A volte la pace non è ricercata a livello di comunità. Si fa una selezione delle persone: alcune persone sono accettate, altre sono rifiutate. Non si usa il criterio secondo il quale tutte le persone che formano la comunità devono essere accettate. Si accettano invece quelle persone che nella comunità pensano come me, sentono come me, o si prestano a fare come dico io.

Queste situazioni non sono scandalose, evidentemente. Ma dimostrano la fatica della pace, propria di ogni esperienza comunitaria. Non ci dobbiamo illudere. Gli angelismi sono tutti più o meno illusori. Le creature umane, per costruire la pace nei loro rapporti, hanno bisogno di superarsi, di dimenticarsi, di perdersi, come ha fatto Cristo. Non ci sono altre strade.

All’interno di una comunità, la pace è sempre una misteriosa realtà, dono di Dio, che si porta avanti nella ricerca della verità, della giustizia, della carità, attraverso una continua purificazione da ciò che in noi non è vero, non è giusto, non è amore, nella trama della vita quotidiana.

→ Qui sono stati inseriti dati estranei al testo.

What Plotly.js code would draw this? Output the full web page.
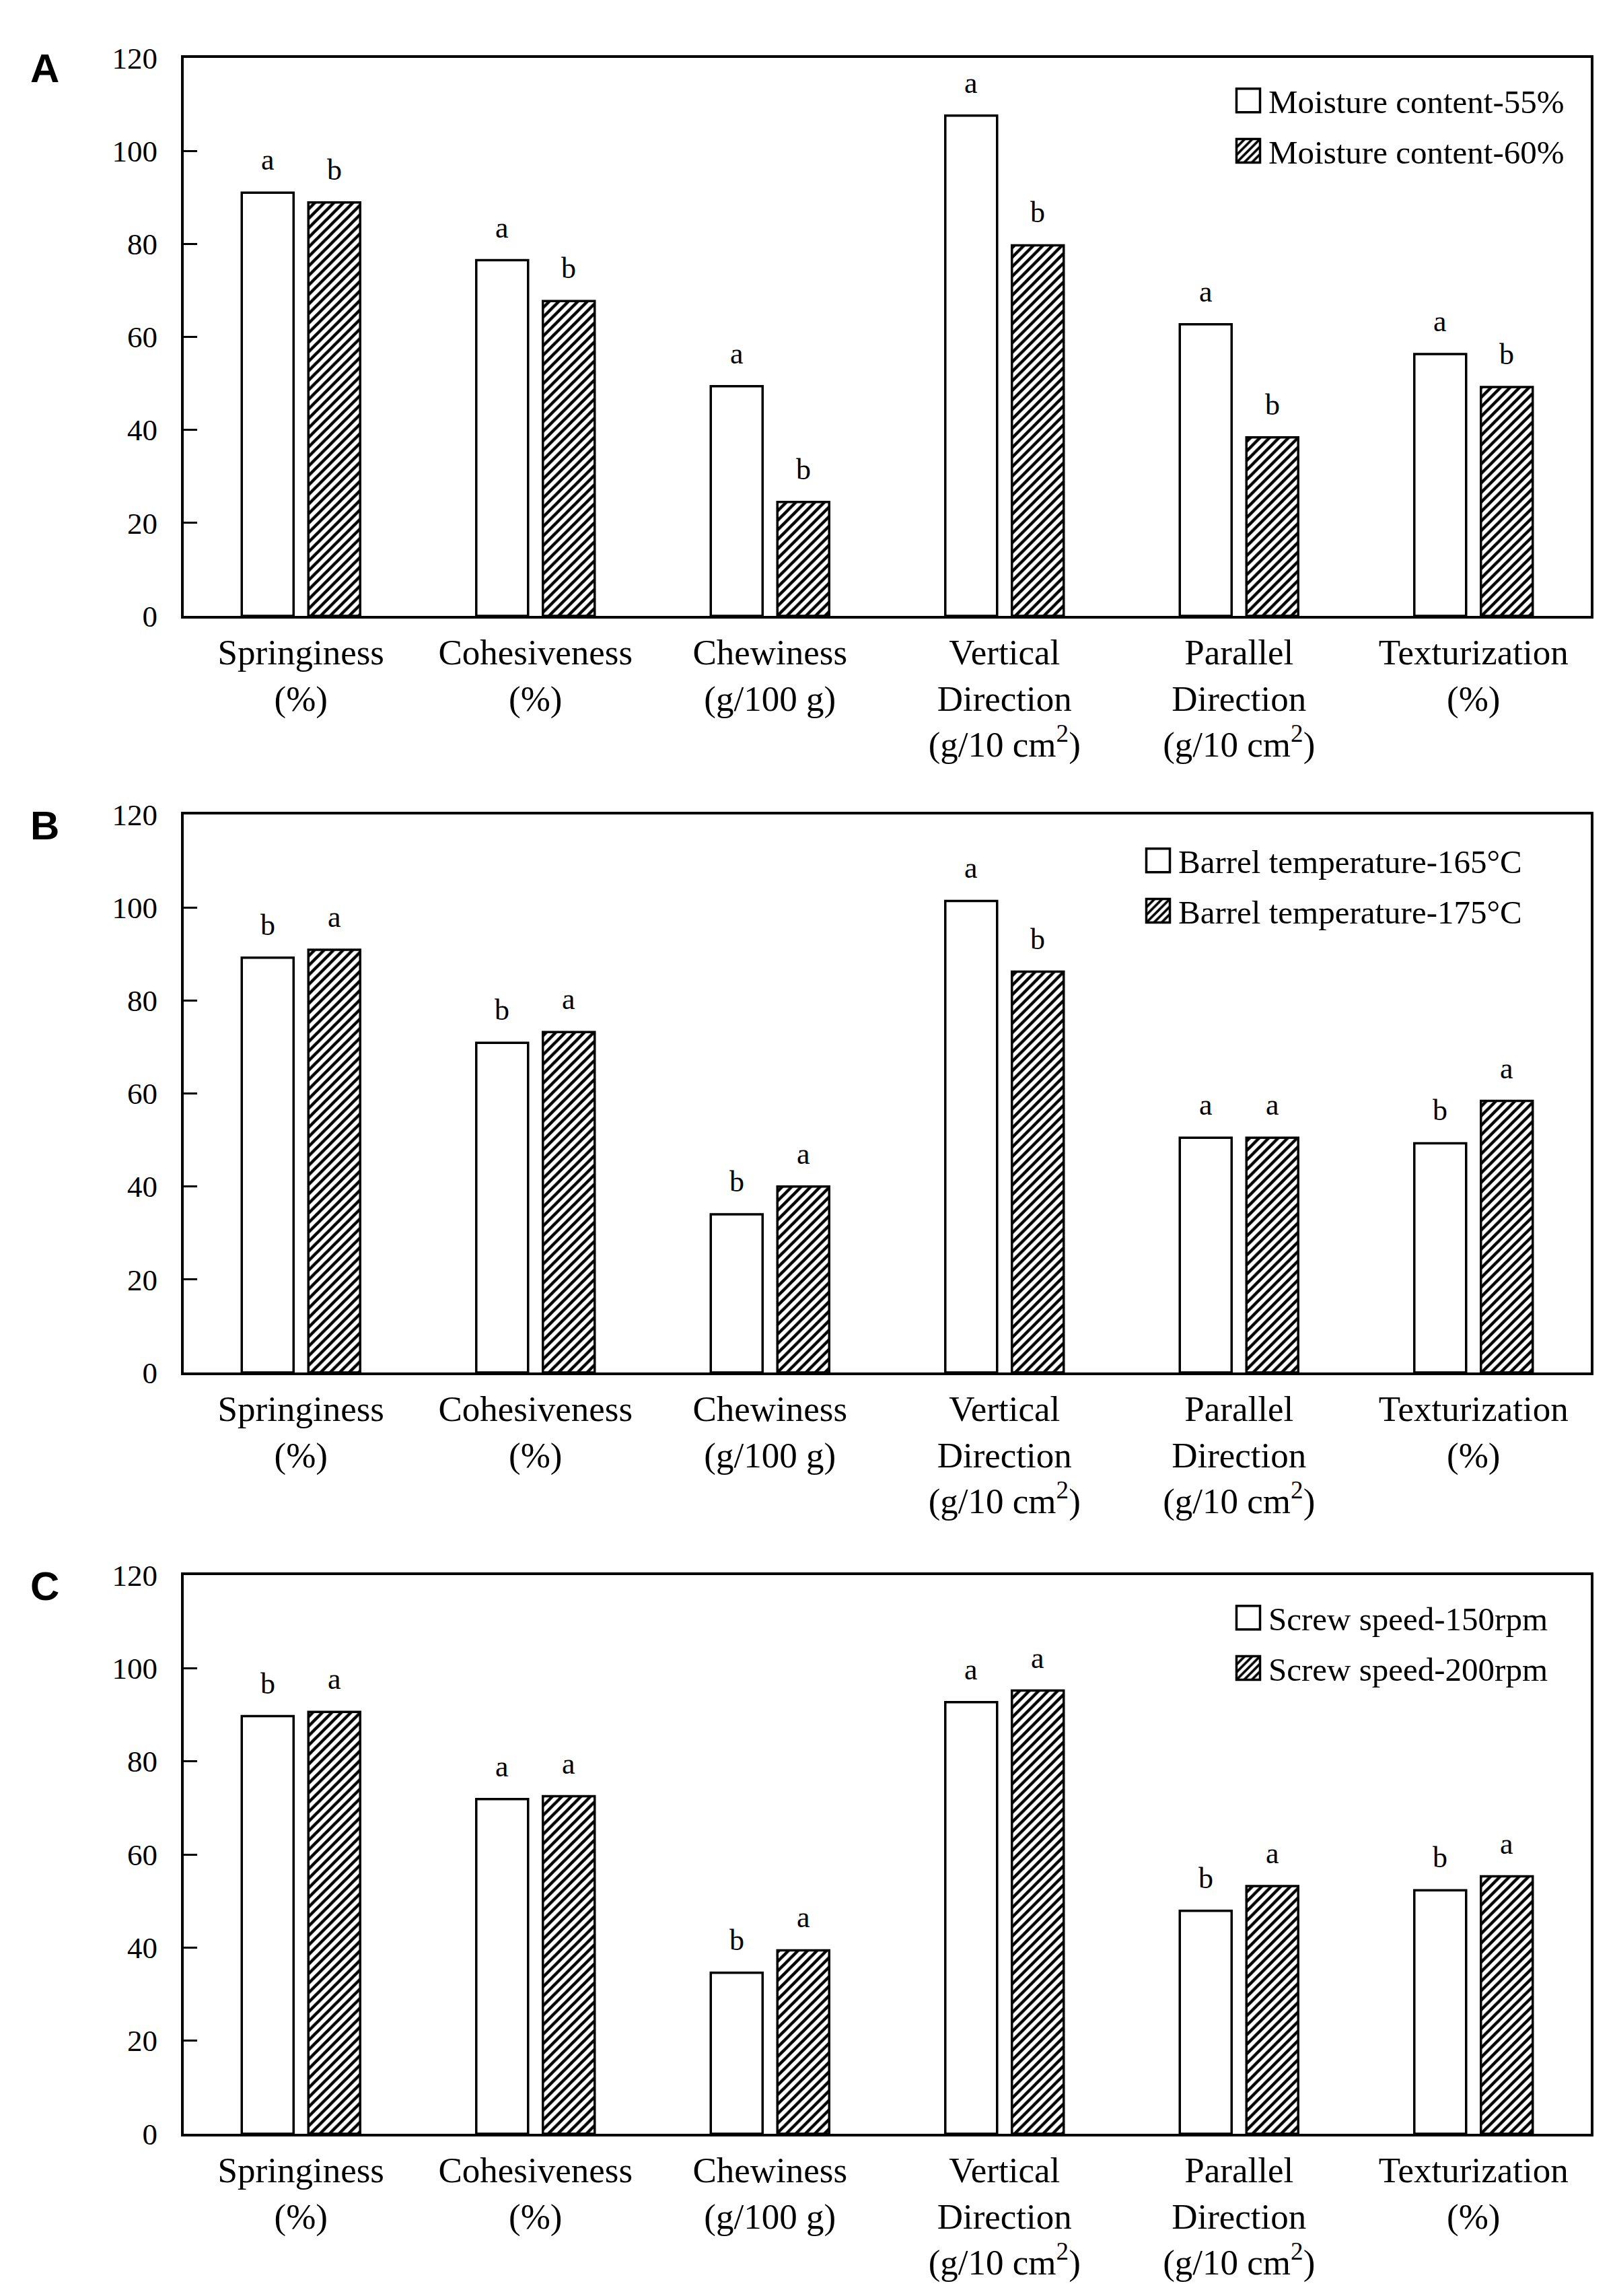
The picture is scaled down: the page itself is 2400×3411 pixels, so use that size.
<!DOCTYPE html>
<html>
<head>
<meta charset="utf-8">
<script src="https://cdn.plot.ly/plotly-3.0.1.min.js"></script>
<style>html,body{margin:0;padding:0;background:#fff}</style>
</head>
<body>
<div id="chart" style="width:2400px;height:3411px"></div>
<script>
// ---------- data ----------
const categories = [
  'Springiness<br>(%)',
  'Cohesiveness<br>(%)',
  'Chewiness<br>(g/100 g)',
  'Vertical<br>Direction<br>(g/10 cm<sup>2</sup>)',
  'Parallel<br>Direction<br>(g/10 cm<sup>2</sup>)',
  'Texturization<br>(%)'
];

// Panel A: moisture content
const namesA = ['Moisture content-55%', 'Moisture content-60%'];
const moist55 = [91.0, 76.5, 49.4, 107.6, 62.7, 56.3];
const moist60 = [88.9, 67.7, 24.5, 79.7, 38.4, 49.2];
const moist55Letters = ['a', 'a', 'a', 'a', 'a', 'a'];
const moist60Letters = ['b', 'b', 'b', 'b', 'b', 'b'];

// Panel B: barrel temperature
const namesB = ['Barrel temperature-165°C', 'Barrel temperature-175°C'];
const temp165 = [89.2, 70.9, 34.0, 101.4, 50.5, 49.3];
const temp175 = [90.9, 73.2, 40.0, 86.2, 50.5, 58.4];
const temp165Letters = ['b', 'b', 'b', 'a', 'a', 'b'];
const temp175Letters = ['a', 'a', 'a', 'b', 'a', 'a'];

// Panel C: screw speed
const namesC = ['Screw speed-150rpm', 'Screw speed-200rpm'];
const speed150 = [89.7, 71.9, 34.6, 92.7, 47.9, 52.3];
const speed200 = [90.6, 72.5, 39.4, 95.2, 53.2, 55.3];
const speed150Letters = ['b', 'a', 'b', 'a', 'b', 'b'];
const speed200Letters = ['a', 'a', 'a', 'a', 'a', 'a'];

const panelLabels = ['A', 'B', 'C'];
const yTicks = [0, 20, 40, 60, 80, 100, 120];

// ---------- geometry / style ----------
const W = 2400, H = 3411;
const SERIF = 'Liberation Serif, Times New Roman, serif';
const SANS = 'Liberation Sans, Arial, sans-serif';
const xDom = [273 / W, 2364 / W];
const panelsPx = [[86, 915], [1210, 2039], [2340, 3170]]; // top, bottom (px)
const legendPx = [[1825, 111], [1691, 1240], [1825, 2365]];
const barOffsetPx = 49.5;

const panels = [
  {open: moist55, hatch: moist60, lo: moist55Letters, lh: moist60Letters, names: namesA},
  {open: temp165, hatch: temp175, lo: temp165Letters, lh: temp175Letters, names: namesB},
  {open: speed150, hatch: speed200, lo: speed150Letters, lh: speed200Letters, names: namesC}
];

const data = [];
const layout = {
  width: W, height: H,
  margin: {l: 0, r: 0, t: 0, b: 0},
  paper_bgcolor: 'white', plot_bgcolor: 'white',
  barmode: 'group', bargap: 0.432, bargroupgap: 0.222,
  font: {family: SERIF, color: 'black'},
  showlegend: true,
  annotations: []
};

panels.forEach((p, i) => {
  const sfx = i === 0 ? '' : String(i + 1);
  const xa = 'x' + sfx, ya = 'y' + sfx;
  const lg = 'legend' + sfx;
  const [topPx, botPx] = panelsPx[i];
  const yDom = [1 - botPx / H, 1 - topPx / H];

  const lineStyle = {color: 'black', width: 3.5};
  data.push({
    type: 'bar', x: categories, y: p.open, name: p.names[0],
    xaxis: xa, yaxis: ya, legend: lg, legendgroup: 'g' + i + 'a',
    marker: {color: 'white', line: lineStyle},
    hoverinfo: 'skip'
  });
  data.push({
    type: 'bar', x: categories, y: p.hatch, name: p.names[1],
    xaxis: xa, yaxis: ya, legend: lg, legendgroup: 'g' + i + 'b',
    marker: {color: 'white', line: lineStyle,
      pattern: {shape: '/', fgcolor: 'black', bgcolor: 'white', size: 10, solidity: 0.45}},
    hoverinfo: 'skip'
  });

  layout['xaxis' + sfx] = {
    domain: xDom, anchor: ya, type: 'category',
    range: [-0.5, categories.length - 0.5],
    showline: true, mirror: true, linecolor: 'black', linewidth: 4,
    ticks: '', showgrid: false, zeroline: false,
    tickfont: {family: SERIF, size: 53, color: 'black'},
    ticklabelstandoff: 4,
    fixedrange: true
  };
  layout['yaxis' + sfx] = {
    domain: yDom, anchor: xa,
    range: [0, 120], tickvals: yTicks,
    showline: true, mirror: true, linecolor: 'black', linewidth: 4,
    ticks: 'inside', ticklen: 20, tickwidth: 3, tickcolor: 'black',
    showgrid: false, zeroline: false,
    tickfont: {family: SERIF, size: 45, color: 'black'},
    ticklabelstandoff: 26,
    fixedrange: true
  };
  layout[lg] = {
    x: legendPx[i][0] / W, y: 1 - legendPx[i][1] / H,
    xanchor: 'left', yanchor: 'top',
    bgcolor: 'rgba(0,0,0,0)', borderwidth: 0,
    font: {family: SERIF, size: 49, color: 'black'},
    itemwidth: 50,
    tracegroupgap: 8, itemclick: false, itemdoubleclick: false
  };

  // significance letters
  categories.forEach((c, k) => {
    [[p.open, p.lo, -barOffsetPx], [p.hatch, p.lh, barOffsetPx]].forEach(([vals, lets, dx]) => {
      layout.annotations.push({
        xref: xa, yref: ya, x: k, y: vals[k],
        text: lets[k], showarrow: false,
        xanchor: 'center', yanchor: 'bottom',
        xshift: dx, yshift: 22,
        font: {family: SERIF, size: 44, color: 'black'}
      });
    });
  });

  // panel letter
  layout.annotations.push({
    xref: 'paper', yref: 'paper', x: 66 / W, y: 1 - (topPx + 16) / H,
    text: '<b>' + panelLabels[i] + '</b>', showarrow: false,
    xanchor: 'center', yanchor: 'middle',
    font: {family: SANS, size: 60, color: 'black'}
  });
});

Plotly.newPlot('chart', data, layout, {staticPlot: true, displayModeBar: false}).then(gd => {
  // enlarge the legend swatches to match the reference key size
  gd.querySelectorAll('g.legendpoints path').forEach(el => {
    el.setAttribute('d', 'M17.5,17.5H-17.5V-17.5H17.5Z');
    el.style.strokeWidth = '3.5px';
    el.style.stroke = 'black';
  });
});
</script>
</body>
</html>
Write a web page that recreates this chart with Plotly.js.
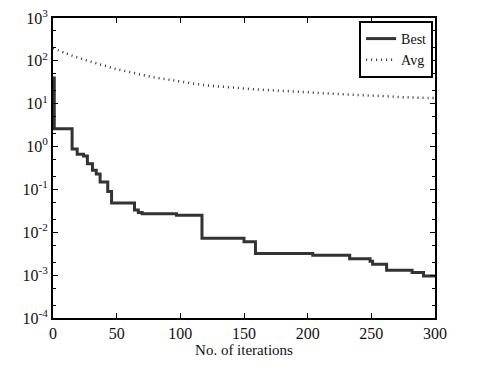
<!DOCTYPE html>
<html>
<head>
<meta charset="utf-8">
<script src="https://cdn.plot.ly/plotly-3.0.1.min.js"></script>
<style>html,body{margin:0;padding:0;background:#fff}#chart{width:490px;height:370px}</style>
</head>
<body>
<div id="chart"></div>
<script>
// Best fitness (step curve)
var bestX = [0, 1, 15, 19, 24, 27, 31, 34, 37, 43, 46, 64, 67, 70, 97, 117, 150, 159, 204, 233, 249, 251, 262, 282, 291, 300];
var bestY = [40, 2.6, 0.88, 0.66, 0.6, 0.4, 0.28, 0.23, 0.15, 0.09, 0.048, 0.033, 0.029, 0.027, 0.025, 0.0073, 0.006, 0.0032, 0.0029, 0.0024, 0.0021, 0.0018, 0.0013, 0.00115, 0.00095, 0.00095];
// Average fitness
var avgX = [0, 10, 20, 30, 40, 50, 60, 70, 80, 90, 100, 120, 140, 160, 180, 200, 220, 240, 260, 280, 300];
var avgY = [200, 150, 118, 95, 78, 64, 55, 47, 41, 37, 33, 27, 24, 21.5, 20, 18.5, 17, 16, 15, 14, 13.5];
// Axis ticks
var xTicks = [0, 50, 100, 150, 200, 250, 300];
var yTickVals = [1e-4, 1e-3, 1e-2, 1e-1, 1, 10, 100, 1000];
var yTickText = ['10<sup>-4</sup>', '10<sup>-3</sup>', '10<sup>-2</sup>', '10<sup>-1</sup>', '10<sup>0</sup>', '10<sup>1</sup>', '10<sup>2</sup>', '10<sup>3</sup>'];

var traces = [
  {x: bestX, y: bestY, name: 'Best', mode: 'lines', line: {shape: 'hv', color: '#333333', width: 3}},
  {x: avgX, y: avgY, name: 'Avg', mode: 'lines', line: {shape: 'spline', color: '#333333', width: 2.5, dash: '1px,4px'}}
];
var fam = 'Liberation Serif, Times New Roman, serif';
var layout = {
  width: 490, height: 370,
  margin: {l: 53, r: 55, t: 18, b: 52},
  paper_bgcolor: '#fff', plot_bgcolor: '#fff',
  font: {family: fam, size: 16, color: '#111'},
  showlegend: true,
  legend: {x: 0.995, y: 0.99, xanchor: 'right', yanchor: 'top', bordercolor: '#000', borderwidth: 2, bgcolor: '#fff',
    font: {family: fam, size: 14, color: '#111'}, tracegroupgap: 0, itemwidth: 30},
  xaxis: {range: [0, 300], tickvals: xTicks, ticks: 'inside', ticklen: 5, tickcolor: '#000',
    tickfont: {family: fam, size: 16, color: '#111'},
    showline: true, linecolor: '#000', linewidth: 2, mirror: 'allticks', showgrid: false, zeroline: false,
    title: {text: 'No. of iterations', font: {family: fam, size: 15, color: '#111'}, standoff: 0}},
  yaxis: {type: 'log', range: [-4, 3], tickvals: yTickVals, ticktext: yTickText, ticks: 'inside', ticklen: 5, tickcolor: '#000',
    tickfont: {family: fam, size: 16, color: '#111'},
    showline: true, linecolor: '#000', linewidth: 2, mirror: 'allticks', showgrid: false, zeroline: false,
    minor: {ticks: 'inside', ticklen: 3, tickcolor: '#000', showgrid: false}}
};
Plotly.newPlot('chart', traces, layout, {staticPlot: true, displayModeBar: false});
</script>
</body>
</html>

Le nostre comunità non hanno bisogno di trattati di pace, perché i trattati di pace non fanno vivere una comunità. Hanno bisogno dell’esperienza della pace come dono di Dio, se vogliono veramente che la comunità diventi comunione, diventi un valore teologale. Essere donatori, non sfruttatori della pace.

Quando la pace, come beatitudine del Signore, la si intende così, ognuno di noi nella comunità non può essere una presenza che gode la pace garantita con fatica dagli altri, ma è una presenza che fa godere agli altri la pace. Finché in comunità facciamo gli utenti della pace, siamo solo parassiti. Quando siamo donatori della pace allora siamo i costruttori delle nostre comunità, gli operatori di pace. «Beati gli operatori di pace», ha detto Gesù, non gli sfruttatori della pace.

San Giovanni della Croce diceva: “Metti amore dove non c’è amore e troverai amore”. E così pure per la pace.